> _LISTING_
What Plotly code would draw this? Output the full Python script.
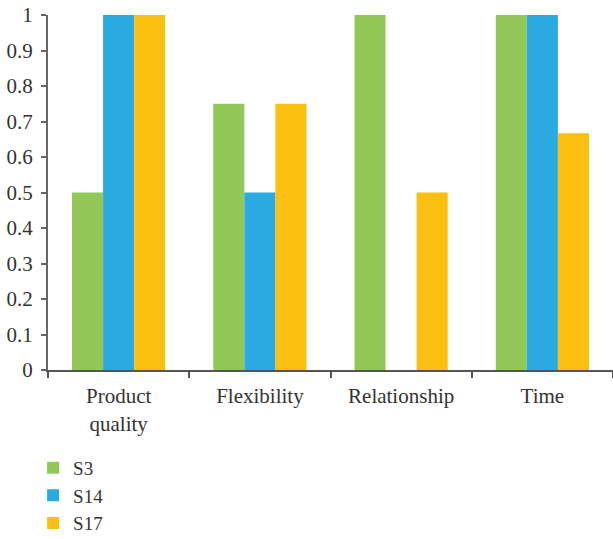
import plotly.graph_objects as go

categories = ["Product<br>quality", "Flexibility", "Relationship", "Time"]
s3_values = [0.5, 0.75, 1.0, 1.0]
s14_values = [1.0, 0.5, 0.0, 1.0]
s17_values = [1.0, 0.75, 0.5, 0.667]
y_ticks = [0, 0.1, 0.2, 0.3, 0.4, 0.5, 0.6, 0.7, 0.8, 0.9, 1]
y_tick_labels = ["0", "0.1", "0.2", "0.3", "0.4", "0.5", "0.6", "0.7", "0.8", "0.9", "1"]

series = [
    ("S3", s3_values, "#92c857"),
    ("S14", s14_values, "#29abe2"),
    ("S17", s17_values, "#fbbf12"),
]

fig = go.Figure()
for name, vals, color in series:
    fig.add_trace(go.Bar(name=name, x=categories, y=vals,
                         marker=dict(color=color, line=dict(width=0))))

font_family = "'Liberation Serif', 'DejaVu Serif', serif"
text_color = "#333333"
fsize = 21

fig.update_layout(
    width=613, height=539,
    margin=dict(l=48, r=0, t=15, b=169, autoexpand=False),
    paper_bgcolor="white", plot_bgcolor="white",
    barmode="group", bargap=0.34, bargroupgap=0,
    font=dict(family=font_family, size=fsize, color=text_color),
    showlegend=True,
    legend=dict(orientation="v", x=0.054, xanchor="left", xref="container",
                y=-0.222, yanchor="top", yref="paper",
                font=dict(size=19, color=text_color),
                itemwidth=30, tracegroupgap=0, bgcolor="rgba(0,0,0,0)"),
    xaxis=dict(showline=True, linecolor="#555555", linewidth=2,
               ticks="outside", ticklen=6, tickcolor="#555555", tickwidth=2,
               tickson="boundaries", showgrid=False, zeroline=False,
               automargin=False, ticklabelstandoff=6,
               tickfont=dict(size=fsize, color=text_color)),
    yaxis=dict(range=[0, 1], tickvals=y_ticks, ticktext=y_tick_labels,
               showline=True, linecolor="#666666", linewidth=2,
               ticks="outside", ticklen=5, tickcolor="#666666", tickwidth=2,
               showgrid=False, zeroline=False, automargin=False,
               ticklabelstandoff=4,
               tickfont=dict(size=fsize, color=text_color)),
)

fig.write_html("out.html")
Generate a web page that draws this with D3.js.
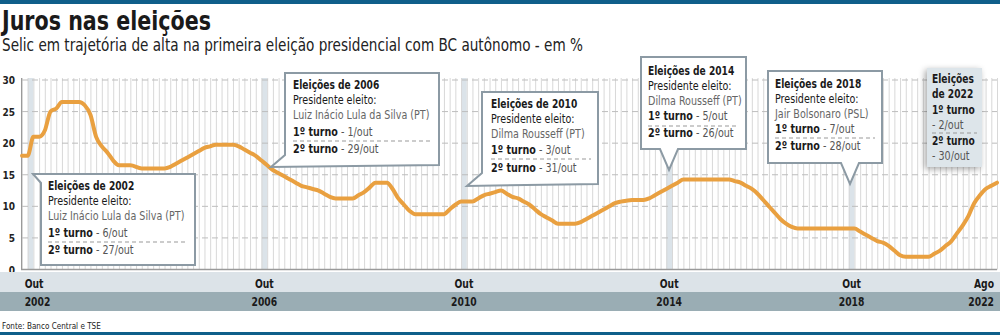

> _EXERCISE PROMPT_
Your answer should be a single number: how many lines in the data above include "this"?

> _SOLUTION TO THE PROBLEM_
2